The opera appears to have been a pièce d'occasion, which may have been performed only once. The music was recycled in Handel's later opera Amadigi di Gaula.

The first performance might have been on 2 June 1713. A dedication from the librettist, Rossi, to the French ambassador, the Duc d'Aumont, appears with that date in a printed copy of the libretto. There may have been a private performance at the Queen's Theatre, London. However according to the Amadeus Almanac, the performance took place at Burlington House. The opera has been performed in modern times, for instance at the London Handel Festival in 2000 and at the Handel Festival, Halle in 2015.

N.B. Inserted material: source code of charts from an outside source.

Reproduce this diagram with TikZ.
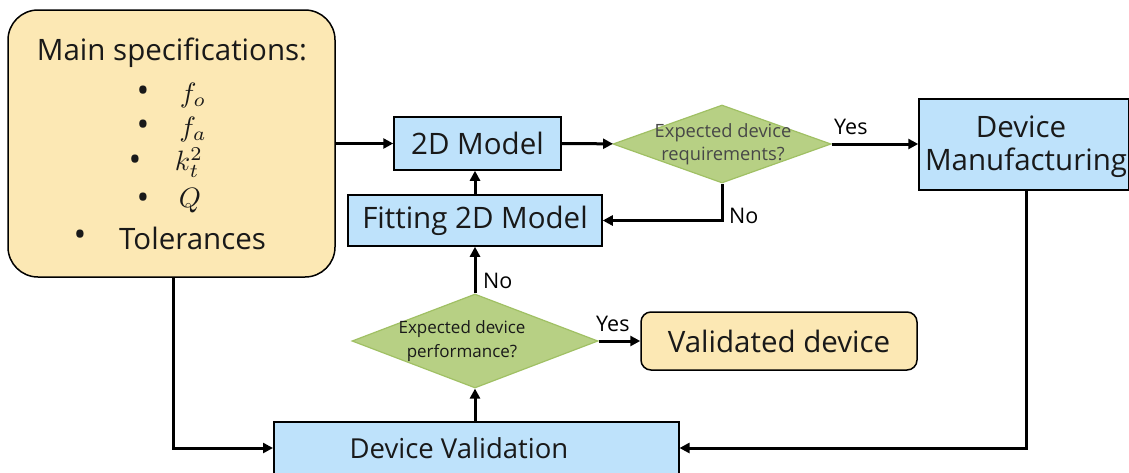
\documentclass[tikz,border=0pt]{standalone}
\usepackage{fontspec}
\setmainfont{Open Sans}
\usetikzlibrary{arrows.meta,shapes.geometric}
\definecolor{specfill}{RGB}{252,232,180}
\definecolor{bluefill}{RGB}{190,226,251}
\definecolor{greenfill}{RGB}{183,208,132}
\definecolor{greendraw}{RGB}{160,192,100}
\definecolor{txt}{RGB}{25,25,25}
\newcommand{\bigmath}[1]{\scalebox{2.8}{$#1$}}
\tikzset{
  bluebox/.style={draw=black, line width=1.5pt, fill=bluefill, inner sep=0pt},
  yellowbox/.style={draw=black, line width=1.5pt, fill=specfill, inner sep=0pt},
  decision/.style={diamond, draw=greendraw, line width=1.2pt, fill=greenfill, inner sep=0pt, aspect=2.3},
  big/.style={font=\fontsize{29.5}{34}\selectfont, text=txt},
  mathtxt/.style={font=\normalsize, text=txt, inner sep=0pt},
  bul/.style={font=\fontsize{34}{34}\selectfont, text=txt, inner sep=0pt},
  small/.style={font=\fontsize{17}{23.5}\selectfont, text=txt, align=center},
  lbl/.style={font=\fontsize{21.5}{24}\selectfont, text=black, inner sep=0pt},
  conn/.style={line width=3pt, -{Triangle[length=10pt,width=10pt]}},
}
\begin{document}
\begin{tikzpicture}[x=1pt,y=-1pt]
\useasboundingbox (0,0) rectangle (1129,472);
% boxes
\node[yellowbox, rounded corners=30pt, minimum width=327pt, minimum height=267pt] (spec) at (171.5,143.5) {};
\node[big, anchor=center] (t1) at (172,53) {Main specifications:};
\node[bul] (b1) at (143,94) {•};
\node[mathtxt] (m1) at (193,95) {\bigmath{f_o}};
\node[bul] (b2) at (143,128) {•};
\node[mathtxt] (m2) at (193,129) {\bigmath{f_a}};
\node[bul] (b3) at (135,163) {•};
\node[mathtxt] (m3) at (189,163) {\bigmath{k_t^2}};
\node[bul] (b4) at (143,201) {•};
\node[mathtxt] (m4) at (190,201) {\bigmath{Q}};
\node[bul] (b5) at (80,238) {•};
\node[big, anchor=west, inner sep=0pt] (tol) at (119,238) {Tolerances};

\node[bluebox, minimum width=167pt, minimum height=53pt, big] (m2d) at (477.5,143.5) {2D Model};
\node[bluebox, minimum width=254pt, minimum height=51pt, big] (fit) at (475,220.5) {Fitting 2D Model};
\node[decision, minimum width=218pt, minimum height=78pt] (d1) at (722,144) {};
\node[small, font=\fontsize{18.3}{23}\selectfont, text=black!72] (d1t) at (723,144) {Expected device\\requirements?};
\node[bluebox, minimum width=210pt, minimum height=91pt] (man) at (1024,144.5) {};
\node[big] (mant1) at (1021,127) {Device};
\node[big] (mant2) at (1026,163) {Manufacturing};
\node[decision, minimum width=246pt, minimum height=94pt] (d2) at (475,341) {};
\node[small] (d2t) at (462,341) {Expected device\\performance?};
\node[yellowbox, rounded corners=10pt, minimum width=276pt, minimum height=58pt, big] (val) at (779,341) {Validated device};
\node[bluebox, minimum width=405pt, minimum height=60pt, anchor=north west] (dv) at (273,421) {};
\node[big, font=\fontsize{27.5}{32}\selectfont] (dvt) at (459,448) {Device Validation};

% connectors
\draw[conn] (spec.east |- m2d.west) -- (m2d.west);
\draw[conn] (m2d) -- (d1);
\draw[conn] (d1) -- (man.west |- d1.east);
\node[lbl, anchor=west] (yes1) at (834,127) {Yes};
\draw[conn] (d1.south) |- (fit.east);
\node[lbl, anchor=west] (no1) at (729,216) {No};
\draw[conn] (fit.north) -- (m2d.south -| fit.north);
\draw[conn] (d2.north) -- (d2.north |- fit.south);
\node[lbl, anchor=west] (no2) at (483,281) {No};
\draw[conn] (d2.east) -- (val.west);
\node[lbl, anchor=west] (yes2) at (596,324) {Yes};
\draw[conn] (d2.south |- dv.north) -- (d2.south);
\coordinate (c1) at (173,448);
\draw[conn] (c1 |- spec.south) -- (c1) -- (dv.west |- c1);
\coordinate (c2) at (1026,448);
\draw[conn] (c2 |- man.south) -- (c2) -- (dv.east |- c2);
\end{tikzpicture}
\end{document}
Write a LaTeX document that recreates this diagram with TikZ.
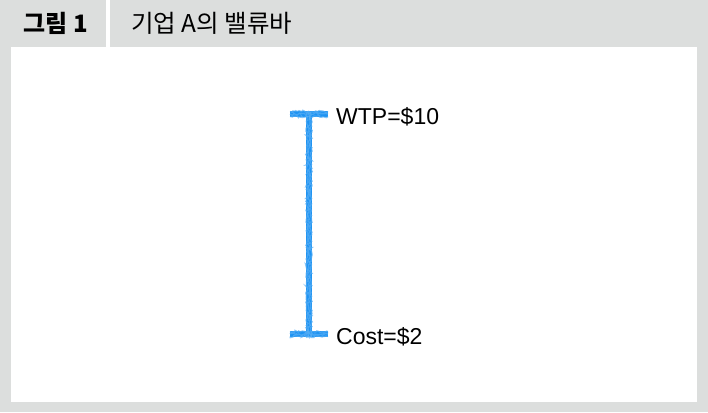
\documentclass[tikz,border=0pt]{standalone}
\usepackage{fontspec}
\setmainfont{Liberation Sans}
\newfontfamily\krfont{Noto Sans CJK KR}
\usepackage{xcolor}
\usetikzlibrary{positioning,decorations.pathmorphing}
\definecolor{PanelGray}{HTML}{DCDEDD}
\definecolor{ChalkBlue}{HTML}{1E93F2}

\begin{document}
\begin{tikzpicture}[x=1pt, y=-1pt, every node/.style={inner sep=0pt},
    chalk/.style={draw=ChalkBlue, line width=#1, line cap=butt},
    chalkrough/.style={draw=ChalkBlue!75!white, line width=1.2pt, opacity=0.7,
      decorate, decoration={random steps, segment length=1.5pt, amplitude=1.3pt}}]
    \useasboundingbox (0,0) rectangle (708,412);
    \fill[PanelGray] (0,0) rectangle (708,412);
    \fill[white] (11,47) rectangle (697,402);
    \fill[white] (106,0) rectangle (110,47);

    \node[font=\krfont\bfseries\fontsize{24}{24}\selectfont] (tab) at (56,23.5) {그림 1};
    \node[font=\krfont\fontsize{24.5}{24.5}\selectfont, anchor=west] (title) at (131,23.5) {기업 A의 밸류바};

    % value bar
    \coordinate (top) at (309,112);
    \coordinate (bottom) at (309,337);
    \coordinate (topL) at (290,114);
    \coordinate (topR) at (328,114);
    \coordinate (botL) at (290,334);
    \coordinate (botR) at (328,334);
    \draw[chalk=6pt] (top) -- (bottom);
    \draw[chalk=6.5pt] (topL) -- (topR);
    \draw[chalk=6.5pt] (botL) -- (botR);
    \foreach \dx in {-2,0,2} {
      \draw[chalkrough] ([xshift=\dx pt]top) -- ([xshift=\dx pt]bottom);
    }
    \foreach \dy in {-2.5,0,2.5} {
      \draw[chalkrough] ([yshift=\dy pt]topL) -- ([yshift=\dy pt]topR);
      \draw[chalkrough] ([yshift=\dy pt]botL) -- ([yshift=\dy pt]botR);
    }

    \node[font=\fontsize{23}{23}\selectfont, anchor=west] (wtp) at (336,117) {WTP=\$10};
    \node[font=\fontsize{23}{23}\selectfont, anchor=west] (cost) at (336,337) {Cost=\$2};
  \end{tikzpicture}
\end{document}
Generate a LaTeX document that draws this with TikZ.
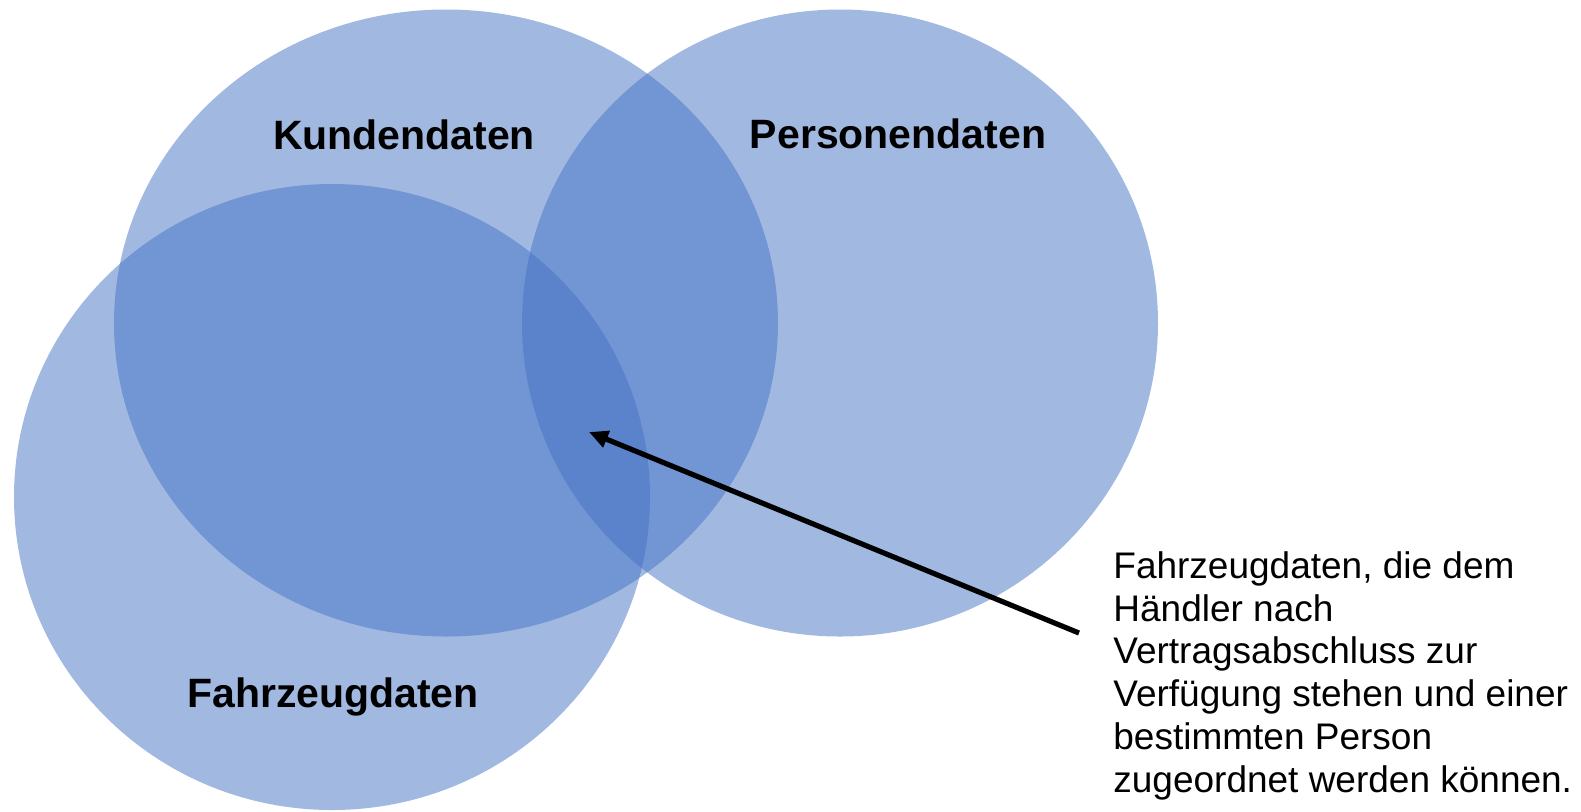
\documentclass[tikz,border=0pt]{standalone}
\usepackage{fontspec}
\setmainfont{Liberation Sans}
\usetikzlibrary{arrows.meta}
\definecolor{vennblue}{HTML}{4472C4}

\begin{document}
\begin{tikzpicture}[x=0.5pt, y=-0.5pt,
  menge/.style={fill=vennblue, fill opacity=0.5, draw=none},
  mengenname/.style={font=\fontsize{20.5}{24}\selectfont\bfseries, anchor=base, inner sep=0pt},
  erklaerung/.style={font=\fontsize{18.5}{21.4}\selectfont, align=left, anchor=north west, inner sep=0pt}]

\useasboundingbox (0,0) rectangle (1581,811);

% die drei Mengen
\fill[menge] (446,323) ellipse [x radius=332, y radius=313.5];
\fill[menge] (840,323) ellipse [x radius=318, y radius=313.5];
\fill[menge] (332,497) ellipse [x radius=318, y radius=313];

\node[mengenname] (kunden) at (404,149) {Kundendaten};
\node[mengenname] (personen) at (898,148) {Personendaten};
\node[mengenname] (fahrzeug) at (333,707) {Fahrzeugdaten};

% Erklaerung zur Schnittmenge
\node[erklaerung] (text) at (1113,551) {Fahrzeugdaten, die dem\\
Händler nach\\
Vertragsabschluss zur\\
Verfügung stehen und einer\\
bestimmten Person\\
zugeordnet werden können.};

\coordinate (pfeilstart) at (1079,633);
\coordinate (schnitt) at (589,432);
\draw[-{Triangle[length=9.5pt,width=8.5pt]}, line width=2.6pt] (pfeilstart) -- (schnitt);

\end{tikzpicture}
\end{document}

The military leader Silla returns victorious to Rome, having subdued both rebellious foreign populations and his own personal enemy, Mario (the historical Gaius Marius) and his army. Silla passes through a specially constructed triumphal arch as trumpets sound and the populace acclaim him. When Silla announces that he is proclaiming himself dictator and sole law-giver for Rome, however, both his wife Metella and the tribune Lepido are appalled.

Flavia, Lepido's wife, tells him of bad dreams she has been having about dangers to Rome but Lepido dismisses this as superstition.

Celia, daughter of a high-ranking statesman who also opposed Silla's enemy Mario, is in love with the senator Claudio and he with her but she cannot bring herself to accept him as he is a supporter of Mario.

Claudio confronts Silla and accuses him of destroying Roman liberty. Silla is furious and refuses to hear it, but, left alone, Claudio vows to continue to struggle against tyranny.